The cost of tobacco has gone up and along with it so has the risk to those selling the products.
Dairy owners are saying the price hike is not going to stop people smoking and is only going to encourage more crime.
One Masterton dairy was robbed three times last year – on one occasion the offender was armed with a hammer and on another they were wielding a screwdriver.
“The first two times the tobacco cabinet was emptied, the third time they smashed the ice cream chiller,” the shop owner said.
“They couldn’t get the tobacco because it was locked away.
“With tax going up, risk is going up.”
He said he would love to stop selling cigarettes but if he did, he would go out of business.
“We have to bring customers in. If I don’t sell it, we have to close the shop.”
Another dairy owner said he had been robbed twice in two years.
“They only come for cigarettes. They don’t even open the till.
“They jump straight to the cigarette cabinet and then they’re gone.”
It was clear that raising tax was not the answer to getting people to quit, he said.
Every time tobacco prices went up, he saw the same cycle play out.
After a few weeks of keeping a low-profile attempting to boot the habit, tobacco smokers were back in his shop buying the cheapest brand.
He said selling tobacco posed much risk to a small-business but he didn’t have a choice.
About 85 per cent of sales were tobacco products, with items like milk, bread and lollies making up the balance.
“My shop has been robbed, but I want to run my business, I want to feed my family, I need to feed myself.
“I need to sell cigarettes, if I don’t, I’ll need to close my shop.”
Sergeant Ian Osland said Wairarapa Police had, over the past 18 months been making a concerted effort to educate dairy and service station owners in crime prevention measures.
He said as tobacco items became more expensive, it was inevitable that some people would try and get products via non-reputable sources.
Smokers motivated to quit
Wairarapa residents who have resolved to quit smoking may have found the cigarette tax hike an added incentive, but for many families in the community it will mean going without.
Since January 2010, each year the Government has increased tobacco excise by an additional 10 per cent of the consumer price index with the current series of tax increases scheduled to end in 2020.
The average cost for a 25-pack of cigarettes is now around $28, but prices can go as high as $40.
Quitline spokesman Calvin Cochran said the increased cost of cigarettes had seen a 30 per cent increase in activity this year compared with the start of 2018.
“It’s definitely a factor. The cost is quite a good motivator and this time of year people are making other resolutions.”
Cochran said a government report had shown the tobacco excise levy had contributed to a decrease in smoking.
“The average smoker is consuming far less cigarettes than they used to.”

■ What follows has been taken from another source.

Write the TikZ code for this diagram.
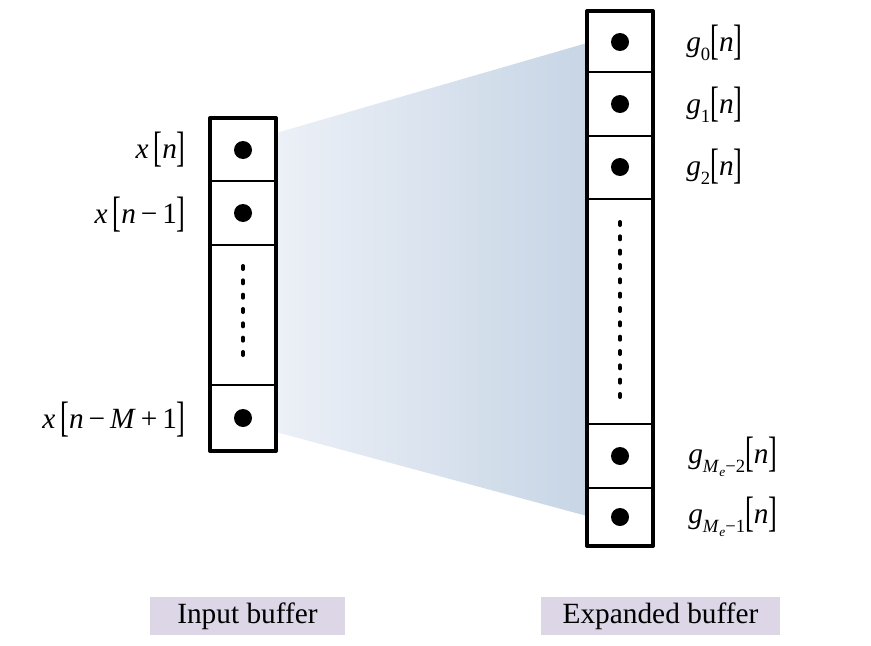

Over the past 10 years the smoking rate has decreased from 20 per cent in 2007 to just under 15 per cent in 2017.
Smoking rates for Maori and Pasifika also decreased during that period, but the most significant reduction had been in young people dropping from 35,000 to 12,000.
But the report also found a higher proportion of lower income households bought tobacco than high-income households.
They were also most likely to go without, or spend less on food and groceries, utilities and other essentials to buy tobacco.
Whairoa spokeswomn Jane Ross said the new year was a busy time and they tried to provide extra support for families with smokers.
“We are receiving referrals on a daily basis from people who are highly motivated.”
She said the increased cost did impact those families, with reports of people spending hundreds of dollars on cigarettes each week.
“While we’re concerned about the immediate impact on the families ultimately, we want to see them live smokefree lives. We really want to offer our support.”
Wairarapa DHB Smokefree co-ordinator Linda Spence agreed.
“There’s no doubt [the increased cost] will still impact the families of people who smoke.”
She said she was still optimistic the Government could achieve its smokefree goal by 2025 and that the initiative had still made a difference.
“Whatever we’re doing, more and more people are quitting. The numbers are going down.
“It’s still better than what it was.”
She said it was hard for people to quit on their own and advised them to get in touch with Quitline.
For people looking to quit, Cochran suggested using vaping to help reduce nicotine consumption.